◆ Given request:
Write out each line word for word. Drop pictures.

◆ Data segment:

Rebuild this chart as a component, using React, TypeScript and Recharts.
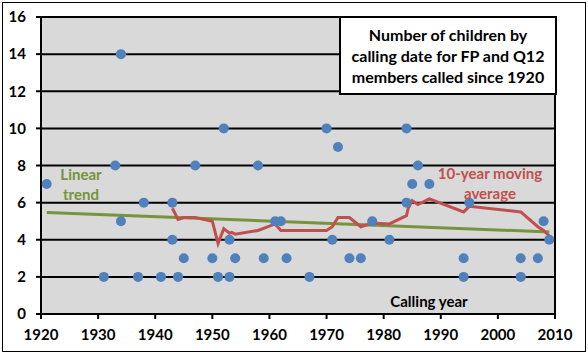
import React from "react";
import {
  ComposedChart,
  Scatter,
  Line,
  XAxis,
  YAxis,
  CartesianGrid,
  ReferenceLine,
} from "recharts";

// Calling year / number of children (each dot)
const callingYears = [
  1921, 1931, 1933, 1934, 1934, 1937, 1938, 1941, 1943, 1943, 1944, 1945, 1947,
  1950, 1951, 1952, 1953, 1953, 1954, 1958, 1959, 1961, 1962, 1963, 1967, 1970,
  1971, 1972, 1974, 1976, 1978, 1981, 1984, 1984, 1985, 1986, 1988, 1994, 1994,
  1995, 2004, 2004, 2007, 2008, 2009,
];
const childrenCounts = [
  7, 2, 8, 14, 5, 2, 6, 2, 6, 4, 2, 3, 8,
  3, 2, 10, 4, 2, 3, 8, 3, 5, 5, 3, 2, 10,
  4, 9, 3, 3, 5, 4, 10, 6, 7, 8, 7, 3, 2,
  6, 3, 2, 3, 5, 4,
];

// 10-year moving average
const maYears = [
  1943, 1944, 1945, 1947, 1950, 1951, 1952, 1953, 1953.4, 1954, 1958, 1961,
  1962, 1963, 1967, 1970, 1971, 1972, 1974, 1976, 1978, 1981, 1984, 1984.3,
  1985, 1986, 1988, 1994, 1995, 2004, 2007, 2008, 2009,
];
const maValues = [
  5.7, 5.1, 5.2, 5.2, 5.0, 3.8, 4.6, 4.35, 4.4, 4.3, 4.5, 4.85,
  4.5, 4.5, 4.5, 4.5, 4.7, 5.2, 5.2, 4.7, 4.9, 4.85, 5.3, 5.7,
  6.1, 5.9, 6.2, 5.5, 5.8, 5.5, 4.7, 4.5, 4.2,
];

// Linear trend endpoints
const trendYears = [1921, 2009];
const trendValues = [5.47, 4.42];

const xTicks = [1920, 1930, 1940, 1950, 1960, 1970, 1980, 1990, 2000, 2010];
const yTicks = [0, 2, 4, 6, 8, 10, 12, 14, 16];

const titleLines = [
  "Number of children by",
  "calling date for FP and Q12",
  "members called since 1920",
];

const dots = callingYears.map((x, i) => ({ x, y: childrenCounts[i] }));
const maData = maYears.map((x, i) => ({ x, y: maValues[i] }));
const trendData = trendYears.map((x, i) => ({ x, y: trendValues[i] }));

const FONT = "Lato, 'Open Sans', sans-serif";
const tickStyle = { fontFamily: FONT, fontWeight: 700, fontSize: 15, fill: "#000" };

const Dot = (props: any) => (
  <circle cx={props.cx} cy={props.cy} r={5} fill="#4f81bd" />
);

export default function App() {
  return (
    <div
      style={{
        position: "absolute",
        left: 0,
        top: 0,
        width: 588,
        height: 354,
        background: "#fff",
        fontFamily: FONT,
      }}
    >
      <div
        style={{
          position: "absolute",
          left: 2,
          top: 2,
          width: 582,
          height: 348,
          border: "1px solid #000",
        }}
      />
      <ComposedChart
        width={588}
        height={354}
        margin={{ top: 17, right: 33, bottom: 10, left: 0 }}
        style={{ position: "absolute", left: 0, top: 0 }}
      >
        <CartesianGrid
          vertical={false}
          horizontal={true}
          stroke="#000"
          strokeWidth={2}
          fill="#d9d9d9"
          fillOpacity={1}
        />
        <XAxis
          type="number"
          dataKey="x"
          domain={[1920, 2010]}
          ticks={xTicks}
          interval={0}
          height={30}
          axisLine={{ stroke: "#000", strokeWidth: 2 }}
          tickLine={{ stroke: "#000", strokeWidth: 2 }}
          tickSize={5}
          tickMargin={10}
          tick={tickStyle}
          allowDuplicatedCategory={true}
        />
        <YAxis
          type="number"
          dataKey="y"
          domain={[0, 16]}
          ticks={yTicks}
          interval={0}
          width={41}
          axisLine={{ stroke: "#000", strokeWidth: 2 }}
          tickLine={{ stroke: "#000", strokeWidth: 2 }}
          tickSize={5}
          tickMargin={10}
          tick={tickStyle}
        />
        <ReferenceLine x={2010} stroke="#000" strokeWidth={2} />
        <Scatter
          data={dots}
          dataKey="y"
          shape={Dot}
          isAnimationActive={false}
        />
        <Line
          data={trendData}
          dataKey="y"
          type="linear"
          stroke="#77933c"
          strokeWidth={3}
          dot={false}
          activeDot={false}
          isAnimationActive={false}
        />
        <Line
          data={maData}
          dataKey="y"
          type="linear"
          stroke="#c0504d"
          strokeWidth={3}
          dot={false}
          activeDot={false}
          isAnimationActive={false}
        />
      </ComposedChart>
      <div
        style={{
          position: "absolute",
          left: 339,
          top: 16,
          width: 214,
          height: 75,
          background: "#fff",
          border: "2px solid #000",
          display: "flex",
          flexDirection: "column",
          justifyContent: "center",
          alignItems: "center",
          fontWeight: 700,
          fontSize: 16,
          lineHeight: "21px",
          color: "#000",
          textAlign: "center",
        }}
      >
        {titleLines.map((t) => (
          <div key={t}>{t}</div>
        ))}
      </div>
      <div
        style={{
          position: "absolute",
          left: 40,
          top: 164,
          width: 82,
          textAlign: "center",
          color: "#77933c",
          fontWeight: 700,
          fontSize: 15,
          lineHeight: "20px",
        }}
      >
        <div>Linear</div>
        <div>trend</div>
      </div>
      <div
        style={{
          position: "absolute",
          left: 430,
          top: 163,
          width: 120,
          textAlign: "center",
          color: "#c0504d",
          fontWeight: 700,
          fontSize: 15,
          lineHeight: "20px",
        }}
      >
        <div>10-year moving</div>
        <div>average</div>
      </div>
      <div
        style={{
          position: "absolute",
          left: 379,
          top: 291,
          width: 100,
          textAlign: "center",
          color: "#000",
          fontWeight: 700,
          fontSize: 15,
          lineHeight: "20px",
        }}
      >
        Calling year
      </div>
    </div>
  );
}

◆ Solved problem:
Rebuild this chart as a component, using React, TypeScript and Recharts.
import React from "react";
import {
  ComposedChart,
  Scatter,
  Line,
  XAxis,
  YAxis,
  CartesianGrid,
  ReferenceLine,
} from "recharts";

// Calling year / number of children (each dot)
const callingYears = [
  1921, 1931, 1933, 1934, 1934, 1937, 1938, 1941, 1943, 1943, 1944, 1945, 1947,
  1950, 1951, 1952, 1953, 1953, 1954, 1958, 1959, 1961, 1962, 1963, 1967, 1970,
  1971, 1972, 1974, 1976, 1978, 1981, 1984, 1984, 1985, 1986, 1988, 1994, 1994,
  1995, 2004, 2004, 2007, 2008, 2009,
];
const childrenCounts = [
  7, 2, 8, 14, 5, 2, 6, 2, 6, 4, 2, 3, 8,
  3, 2, 10, 4, 2, 3, 8, 3, 5, 5, 3, 2, 10,
  4, 9, 3, 3, 5, 4, 10, 6, 7, 8, 7, 3, 2,
  6, 3, 2, 3, 5, 4,
];

// 10-year moving average
const maYears = [
  1943, 1944, 1945, 1947, 1950, 1951, 1952, 1953, 1953.4, 1954, 1958, 1961,
  1962, 1963, 1967, 1970, 1971, 1972, 1974, 1976, 1978, 1981, 1984, 1984.3,
  1985, 1986, 1988, 1994, 1995, 2004, 2007, 2008, 2009,
];
const maValues = [
  5.7, 5.1, 5.2, 5.2, 5.0, 3.8, 4.6, 4.35, 4.4, 4.3, 4.5, 4.85,
  4.5, 4.5, 4.5, 4.5, 4.7, 5.2, 5.2, 4.7, 4.9, 4.85, 5.3, 5.7,
  6.1, 5.9, 6.2, 5.5, 5.8, 5.5, 4.7, 4.5, 4.2,
];

// Linear trend endpoints
const trendYears = [1921, 2009];
const trendValues = [5.47, 4.42];

const xTicks = [1920, 1930, 1940, 1950, 1960, 1970, 1980, 1990, 2000, 2010];
const yTicks = [0, 2, 4, 6, 8, 10, 12, 14, 16];

const titleLines = [
  "Number of children by",
  "calling date for FP and Q12",
  "members called since 1920",
];

const dots = callingYears.map((x, i) => ({ x, y: childrenCounts[i] }));
const maData = maYears.map((x, i) => ({ x, y: maValues[i] }));
const trendData = trendYears.map((x, i) => ({ x, y: trendValues[i] }));

const FONT = "Lato, 'Open Sans', sans-serif";
const tickStyle = { fontFamily: FONT, fontWeight: 700, fontSize: 15, fill: "#000" };

const Dot = (props: any) => (
  <circle cx={props.cx} cy={props.cy} r={5} fill="#4f81bd" />
);

export default function App() {
  return (
    <div
      style={{
        position: "absolute",
        left: 0,
        top: 0,
        width: 588,
        height: 354,
        background: "#fff",
        fontFamily: FONT,
      }}
    >
      <div
        style={{
          position: "absolute",
          left: 2,
          top: 2,
          width: 582,
          height: 348,
          border: "1px solid #000",
        }}
      />
      <ComposedChart
        width={588}
        height={354}
        margin={{ top: 17, right: 33, bottom: 10, left: 0 }}
        style={{ position: "absolute", left: 0, top: 0 }}
      >
        <CartesianGrid
          vertical={false}
          horizontal={true}
          stroke="#000"
          strokeWidth={2}
          fill="#d9d9d9"
          fillOpacity={1}
        />
        <XAxis
          type="number"
          dataKey="x"
          domain={[1920, 2010]}
          ticks={xTicks}
          interval={0}
          height={30}
          axisLine={{ stroke: "#000", strokeWidth: 2 }}
          tickLine={{ stroke: "#000", strokeWidth: 2 }}
          tickSize={5}
          tickMargin={10}
          tick={tickStyle}
          allowDuplicatedCategory={true}
        />
        <YAxis
          type="number"
          dataKey="y"
          domain={[0, 16]}
          ticks={yTicks}
          interval={0}
          width={41}
          axisLine={{ stroke: "#000", strokeWidth: 2 }}
          tickLine={{ stroke: "#000", strokeWidth: 2 }}
          tickSize={5}
          tickMargin={10}
          tick={tickStyle}
        />
        <ReferenceLine x={2010} stroke="#000" strokeWidth={2} />
        <Scatter
          data={dots}
          dataKey="y"
          shape={Dot}
          isAnimationActive={false}
        />
        <Line
          data={trendData}
          dataKey="y"
          type="linear"
          stroke="#77933c"
          strokeWidth={3}
          dot={false}
          activeDot={false}
          isAnimationActive={false}
        />
        <Line
          data={maData}
          dataKey="y"
          type="linear"
          stroke="#c0504d"
          strokeWidth={3}
          dot={false}
          activeDot={false}
          isAnimationActive={false}
        />
      </ComposedChart>
      <div
        style={{
          position: "absolute",
          left: 339,
          top: 16,
          width: 214,
          height: 75,
          background: "#fff",
          border: "2px solid #000",
          display: "flex",
          flexDirection: "column",
          justifyContent: "center",
          alignItems: "center",
          fontWeight: 700,
          fontSize: 16,
          lineHeight: "21px",
          color: "#000",
          textAlign: "center",
        }}
      >
        {titleLines.map((t) => (
          <div key={t}>{t}</div>
        ))}
      </div>
      <div
        style={{
          position: "absolute",
          left: 40,
          top: 164,
          width: 82,
          textAlign: "center",
          color: "#77933c",
          fontWeight: 700,
          fontSize: 15,
          lineHeight: "20px",
        }}
      >
        <div>Linear</div>
        <div>trend</div>
      </div>
      <div
        style={{
          position: "absolute",
          left: 430,
          top: 163,
          width: 120,
          textAlign: "center",
          color: "#c0504d",
          fontWeight: 700,
          fontSize: 15,
          lineHeight: "20px",
        }}
      >
        <div>10-year moving</div>
        <div>average</div>
      </div>
      <div
        style={{
          position: "absolute",
          left: 379,
          top: 291,
          width: 100,
          textAlign: "center",
          color: "#000",
          fontWeight: 700,
          fontSize: 15,
          lineHeight: "20px",
        }}
      >
        Calling year
      </div>
    </div>
  );
}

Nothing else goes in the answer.